Goal of the exercise
Go through the data below and gather each line containing "React".

Data block
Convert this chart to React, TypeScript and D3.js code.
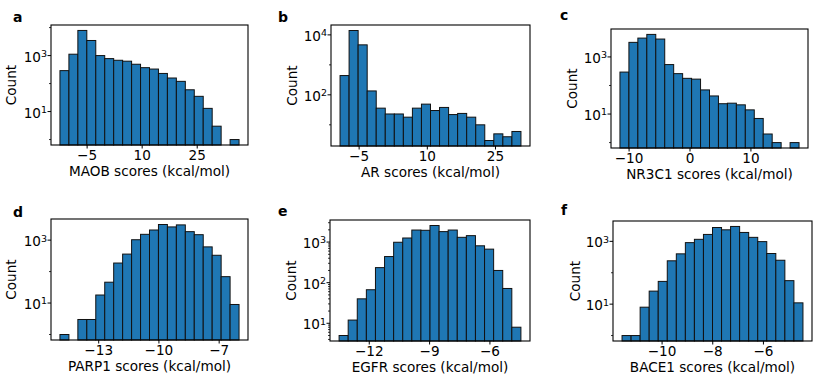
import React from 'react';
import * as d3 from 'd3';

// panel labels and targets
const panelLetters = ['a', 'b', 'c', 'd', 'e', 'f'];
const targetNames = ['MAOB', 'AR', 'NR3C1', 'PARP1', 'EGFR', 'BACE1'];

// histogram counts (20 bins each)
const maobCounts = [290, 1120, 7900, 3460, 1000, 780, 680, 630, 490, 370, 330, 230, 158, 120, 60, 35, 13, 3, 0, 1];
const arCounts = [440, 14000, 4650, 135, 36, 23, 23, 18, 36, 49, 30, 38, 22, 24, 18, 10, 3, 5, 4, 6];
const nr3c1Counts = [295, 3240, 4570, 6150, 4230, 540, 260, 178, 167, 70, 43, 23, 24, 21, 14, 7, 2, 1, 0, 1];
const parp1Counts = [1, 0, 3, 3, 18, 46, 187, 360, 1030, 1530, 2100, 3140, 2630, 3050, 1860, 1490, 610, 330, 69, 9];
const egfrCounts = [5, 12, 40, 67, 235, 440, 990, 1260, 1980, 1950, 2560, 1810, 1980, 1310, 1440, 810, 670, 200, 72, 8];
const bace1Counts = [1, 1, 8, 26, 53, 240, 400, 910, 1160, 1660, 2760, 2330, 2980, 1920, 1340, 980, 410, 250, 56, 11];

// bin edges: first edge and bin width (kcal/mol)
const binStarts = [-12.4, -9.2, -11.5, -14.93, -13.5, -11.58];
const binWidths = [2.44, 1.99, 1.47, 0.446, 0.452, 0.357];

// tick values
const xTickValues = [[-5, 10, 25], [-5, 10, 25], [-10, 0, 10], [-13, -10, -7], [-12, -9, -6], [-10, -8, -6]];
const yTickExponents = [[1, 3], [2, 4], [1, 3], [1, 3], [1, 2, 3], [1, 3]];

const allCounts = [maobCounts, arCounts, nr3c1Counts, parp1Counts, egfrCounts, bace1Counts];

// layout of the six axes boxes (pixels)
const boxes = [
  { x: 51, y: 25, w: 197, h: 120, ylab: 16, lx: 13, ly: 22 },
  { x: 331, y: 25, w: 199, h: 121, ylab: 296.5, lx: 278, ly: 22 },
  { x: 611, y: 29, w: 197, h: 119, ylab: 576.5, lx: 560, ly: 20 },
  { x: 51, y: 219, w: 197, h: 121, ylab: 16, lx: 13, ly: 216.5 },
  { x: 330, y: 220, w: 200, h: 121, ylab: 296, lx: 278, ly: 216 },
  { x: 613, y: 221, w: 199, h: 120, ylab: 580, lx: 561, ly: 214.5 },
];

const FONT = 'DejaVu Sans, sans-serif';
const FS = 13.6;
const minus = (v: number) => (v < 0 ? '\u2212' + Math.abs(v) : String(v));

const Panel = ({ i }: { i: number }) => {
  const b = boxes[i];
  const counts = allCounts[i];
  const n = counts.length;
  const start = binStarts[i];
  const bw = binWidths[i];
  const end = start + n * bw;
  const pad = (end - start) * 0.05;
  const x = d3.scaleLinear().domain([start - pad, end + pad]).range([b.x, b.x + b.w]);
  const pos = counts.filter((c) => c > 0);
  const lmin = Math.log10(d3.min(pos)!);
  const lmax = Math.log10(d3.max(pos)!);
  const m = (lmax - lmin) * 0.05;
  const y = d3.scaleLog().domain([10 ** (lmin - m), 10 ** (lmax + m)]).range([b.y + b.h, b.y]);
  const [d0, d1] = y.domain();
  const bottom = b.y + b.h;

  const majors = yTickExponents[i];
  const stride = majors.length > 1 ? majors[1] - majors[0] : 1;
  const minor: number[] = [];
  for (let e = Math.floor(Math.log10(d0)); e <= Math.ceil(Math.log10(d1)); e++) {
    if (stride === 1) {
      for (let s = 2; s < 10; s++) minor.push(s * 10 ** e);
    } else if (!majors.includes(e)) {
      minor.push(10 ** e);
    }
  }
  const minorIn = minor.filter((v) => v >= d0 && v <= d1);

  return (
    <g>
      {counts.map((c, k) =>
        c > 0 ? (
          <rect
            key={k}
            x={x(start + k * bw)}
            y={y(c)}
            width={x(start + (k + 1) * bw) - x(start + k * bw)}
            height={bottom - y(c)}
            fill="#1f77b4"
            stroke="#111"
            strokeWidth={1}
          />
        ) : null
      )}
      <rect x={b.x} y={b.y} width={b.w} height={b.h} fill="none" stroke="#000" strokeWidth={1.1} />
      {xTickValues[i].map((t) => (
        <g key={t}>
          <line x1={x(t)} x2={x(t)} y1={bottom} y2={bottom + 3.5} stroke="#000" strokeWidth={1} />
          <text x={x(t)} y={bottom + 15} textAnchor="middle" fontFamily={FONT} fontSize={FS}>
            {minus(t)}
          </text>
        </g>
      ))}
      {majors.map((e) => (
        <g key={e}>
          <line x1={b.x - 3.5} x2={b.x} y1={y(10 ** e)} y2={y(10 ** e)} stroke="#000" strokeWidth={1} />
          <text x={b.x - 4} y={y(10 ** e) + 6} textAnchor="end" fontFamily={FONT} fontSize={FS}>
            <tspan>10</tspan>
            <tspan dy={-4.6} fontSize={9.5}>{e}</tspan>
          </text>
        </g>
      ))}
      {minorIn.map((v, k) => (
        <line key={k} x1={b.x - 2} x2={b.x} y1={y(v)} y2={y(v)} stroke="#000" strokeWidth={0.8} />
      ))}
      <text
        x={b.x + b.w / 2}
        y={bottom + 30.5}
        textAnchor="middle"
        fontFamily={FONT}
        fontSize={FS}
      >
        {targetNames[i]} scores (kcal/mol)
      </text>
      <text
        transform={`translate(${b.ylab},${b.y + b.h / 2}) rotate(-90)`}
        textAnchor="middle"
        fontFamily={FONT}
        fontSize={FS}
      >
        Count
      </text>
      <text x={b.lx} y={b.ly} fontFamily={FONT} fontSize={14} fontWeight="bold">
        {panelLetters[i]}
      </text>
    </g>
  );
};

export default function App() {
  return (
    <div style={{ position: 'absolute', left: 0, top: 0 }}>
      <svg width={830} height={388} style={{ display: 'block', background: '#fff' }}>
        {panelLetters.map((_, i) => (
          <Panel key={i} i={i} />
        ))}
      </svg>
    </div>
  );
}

Output below
Convert this chart to React, TypeScript and D3.js code.
import React from 'react';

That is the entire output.